I meant to include this map showing Nome AK being 450 miles west of Nenana.

Still in play:

Wales, Alaska, is the westernmost city on the North American mainland, located 111 miles west of Nome. The westernmost city in North America is Adak, located on Adak Island in the Andreanof Islands group of the Aleutian Islands. Yet the closest North American city to the Asian continent is Gambell, located on St Lawrence Island, off the western coast of Alaska: it is approximately 50 miles from Beringia National Park on the eastern tip of the Chukchi Peninsula of the Russian Federation.

EDIT: Actually, Diomede on Little Diomede Island is the closest settlement to Russia (Big Diomede Island). Wikipedia calls it a “city”, but other sources list it as “a settlement.”

Nitpick: Chief Justice of the United States.

In play:

Tsarist Russia remained neutral during the American Civil War, but did send its navy for a goodwill visit to New York City once, which raised morale in the North and, more purposefully, kept the fleet from being iced in over the winter.

The “Great White Fleet” was a group of 16 U.S. Navy battleships, along with numerous support ships, which completed a circumnavigational trip in 1907 to 1909. With the ships painted in the Navy’s “peacetime white” color scheme, while the trip was ostensibly a goodwill tour, with the fleet making “courtesy calls” at friendly ports, it also served to demonstrate the U.S.'s blue-water naval power.

Although parts of the Great White Fleet visited Seattle and Tacoma, none made a courtesy call in Canada.

One of the warships in the Great White Fleet was the battleship USS Kearsarge, named after the steam sloop of war which defeated the Confederate commerce raider CSS Alabama off the coast of France during the Civil War.

Great White Buffalo is a song written and performed by Ted Nugent, first released in 1974 on the album Tooth, Fang & Claw. The song describes how the Native Americans and bison co-existed, but then the white man decimated the animal.
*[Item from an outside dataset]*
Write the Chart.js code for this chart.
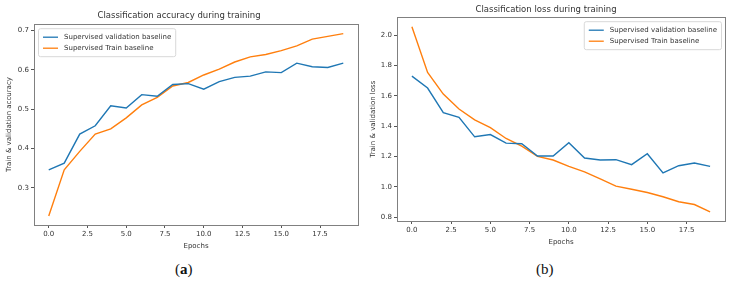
<!DOCTYPE html>
<html>
<head>
<meta charset="utf-8">
<script src="https://cdn.jsdelivr.net/npm/chart.js@4"></script>
<style>
  body { margin: 0; background: #fff; width: 734px; height: 286px; position: relative; overflow: hidden; }
  .box { position: absolute; }
  .cap { position: absolute; font-family: "Liberation Serif", "DejaVu Serif", serif; font-size: 15px; color: #111; }
  .cap b { font-weight: bold; }
</style>
</head>
<body>
<div class="box" style="left:0;top:0;width:367px;height:250px"><canvas id="acc"></canvas></div>
<div class="box" style="left:367px;top:0;width:367px;height:246px"><canvas id="loss"></canvas></div>
<div class="cap" style="left:175px;top:261px">(<b>a</b>)</div>
<div class="cap" style="left:536px;top:261px">(b)</div>
<script>
// DATA
const epochs = [0,1,2,3,4,5,6,7,8,9,10,11,12,13,14,15,16,17,18,19];
const xTicks = [0, 2.5, 5, 7.5, 10, 12.5, 15, 17.5];

const accVal = [0.346,0.363,0.437,0.458,0.509,0.503,0.537,0.533,0.563,0.565,
                0.551,0.570,0.581,0.584,0.595,0.593,0.617,0.608,0.606,0.617];
const accTrain = [0.229,0.346,0.393,0.437,0.450,0.478,0.511,0.530,0.559,0.568,
                  0.587,0.602,0.620,0.633,0.639,0.649,0.661,0.678,0.685,0.692];
const accTicks = [0.3, 0.4, 0.5, 0.6, 0.7];

const lossVal = [1.731,1.652,1.490,1.459,1.330,1.345,1.288,1.284,1.203,1.203,
                 1.291,1.190,1.177,1.179,1.146,1.218,1.091,1.139,1.157,1.135];
const lossTrain = [2.057,1.755,1.612,1.514,1.442,1.391,1.319,1.269,1.201,1.177,
                   1.135,1.098,1.052,1.004,0.984,0.962,0.934,0.901,0.883,0.835];
const lossTicks = [0.8, 1.0, 1.2, 1.4, 1.6, 1.8, 2.0];

const seriesNames = ["Supervised validation baseline", "Supervised Train baseline"];
const BLUE = "#1f77b4", ORANGE = "#ff7f0e";
const FONT = "'DejaVu Sans', sans-serif";

// frame around the plot + legend box like matplotlib
const framePlugin = {
  id: 'frame',
  afterDraw(chart, args, opts) {
    const { ctx, chartArea: a } = chart;
    ctx.save();
    ctx.strokeStyle = '#808080';
    ctx.lineWidth = 1;
    ctx.strokeRect(Math.round(a.left) + 0.5, Math.round(a.top) + 0.5,
                   Math.round(a.right - a.left), Math.round(a.bottom - a.top));

    // legend
    ctx.font = "7px " + FONT;
    const sets = chart.data.datasets;
    const tw = Math.max(...sets.map(d => ctx.measureText(d.label).width));
    const w = tw + 30, h = sets.length * 11 + 6;
    const x = opts.align === 'right' ? a.right - w - 4 : a.left + 4;
    const y = a.top + 4;
    ctx.fillStyle = 'rgba(255,255,255,0.85)';
    ctx.strokeStyle = '#d8d8d8';
    ctx.beginPath();
    ctx.roundRect(x + 0.5, y + 0.5, w, h, 2);
    ctx.fill();
    ctx.stroke();
    sets.forEach((d, i) => {
      const cy = y + 9 + i * 11;
      ctx.strokeStyle = d.borderColor;
      ctx.lineWidth = 1.3;
      ctx.beginPath();
      ctx.moveTo(x + 5, cy);
      ctx.lineTo(x + 20, cy);
      ctx.stroke();
      ctx.fillStyle = '#333';
      ctx.textBaseline = 'middle';
      ctx.fillText(d.label, x + 26, cy);
    });
    ctx.restore();
  }
};

function makeChart(id, cfg) {
  const data = {
    labels: epochs,
    datasets: [
      { label: seriesNames[0], data: cfg.val.map((v, i) => ({ x: epochs[i], y: v })),
        borderColor: BLUE, backgroundColor: BLUE },
      { label: seriesNames[1], data: cfg.train.map((v, i) => ({ x: epochs[i], y: v })),
        borderColor: ORANGE, backgroundColor: ORANGE }
    ]
  };
  return new Chart(document.getElementById(id), {
    type: 'line',
    data: data,
    plugins: [framePlugin],
    options: {
      responsive: true,
      maintainAspectRatio: false,
      animation: false,
      elements: {
        point: { radius: 0 },
        line: { borderWidth: 1.4, tension: 0 }
      },
      layout: { padding: { left: 0, right: 9, top: cfg.padTop, bottom: 0 } },
      plugins: {
        legend: { display: false },
        tooltip: { enabled: false },
        title: {
          display: true, text: cfg.title, color: '#333',
          font: { family: FONT, size: 8.5, weight: 'normal' },
          padding: { top: 0, bottom: cfg.titleGap }
        },
        frame: { align: cfg.legendAlign }
      },
      scales: {
        x: {
          type: 'linear', min: -0.95, max: 19.95,
          afterBuildTicks: s => { s.ticks = xTicks.map(v => ({ value: v })); },
          afterFit: s => { s.height = 25; },
          grid: { display: true, drawOnChartArea: false, tickLength: 3, color: '#555' },
          border: { display: false },
          ticks: { color: '#333', font: { family: FONT, size: 7 }, padding: 2,
                   maxRotation: 0, callback: v => v.toFixed(1) },
          title: { display: true, text: 'Epochs', color: '#333',
                   font: { family: FONT, size: 7 }, padding: { top: 1, bottom: 0 } }
        },
        y: {
          min: cfg.yMin, max: cfg.yMax,
          afterBuildTicks: s => { s.ticks = cfg.yTicks.map(v => ({ value: v })); },
          afterFit: s => { s.width = cfg.yWidth; },
          grid: { display: true, drawOnChartArea: false, tickLength: 3, color: '#555' },
          border: { display: false },
          ticks: { color: '#333', font: { family: FONT, size: 7 }, padding: 2,
                   callback: v => v.toFixed(1) },
          title: { display: true, text: cfg.yLabel, color: '#333',
                   font: { family: FONT, size: 7 }, padding: { top: cfg.yTitlePad, bottom: 2 } }
        }
      }
    }
  });
}

makeChart('acc', {
  title: 'Classification accuracy during training',
  yLabel: 'Train & validation accuracy',
  val: accVal, train: accTrain, yTicks: accTicks,
  yMin: 0.206, yMax: 0.716, yWidth: 34, yTitlePad: 5,
  padTop: 11, titleGap: 3, legendAlign: 'left'
});

makeChart('loss', {
  title: 'Classification loss during training',
  yLabel: 'Train & validation loss',
  val: lossVal, train: lossTrain, yTicks: lossTicks,
  yMin: 0.774, yMax: 2.12, yWidth: 30, yTitlePad: 2,
  padTop: 5, titleGap: 2, legendAlign: 'right'
});
</script>
</body>
</html>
Now a mythical Great White Buffalo has returned to lead the herd.

The song became a staple of Nugent’s concerts; he and his band routinely performed over 200 acts each year in the late 1970s.

This was before Nugent apparently became insane and began espousing extreme right-wing conspiracy theories.

Henry Rollins, former lead vocalist of the punk band Black Flag, said he was inspired by Nugent during his high school years in the 1970s because he was the only major rock star to publicly eschew drug use.

Dee Snider, in his famous testimony to the U.S. Senate dring their music censorship hearings, explained to the Senators that he was Christian and did not drink or do drugs.

Actor Mark Metcalf, who had portrayed the villainous fraternity member and ROTC commander Douglas Niedermeyer in the film National Lampoon’s Animal House, played a similar role in two music videos for the 1980s rock band Twisted Sister (fronted by vocalist Dee Snider), “We’re Not Gonna Take It” and “I Wanna Rock.”

Kevin Bacon debuted in National Lampoon’s Animal House, making this movie the official ground zero for all of the “Six Degrees of Kevin Bacon” challenges.

In film, Kevin Bacon has played a US Marine in A Few Good Men (1992) and in Taking Chance (2009). In Apollo 13 (1995) he played astronaut Jack Swigert who was US Air Force, and he played beside Bill Paxton as Lunar Module Pilot Fred Haise, and Haise was a US Marine.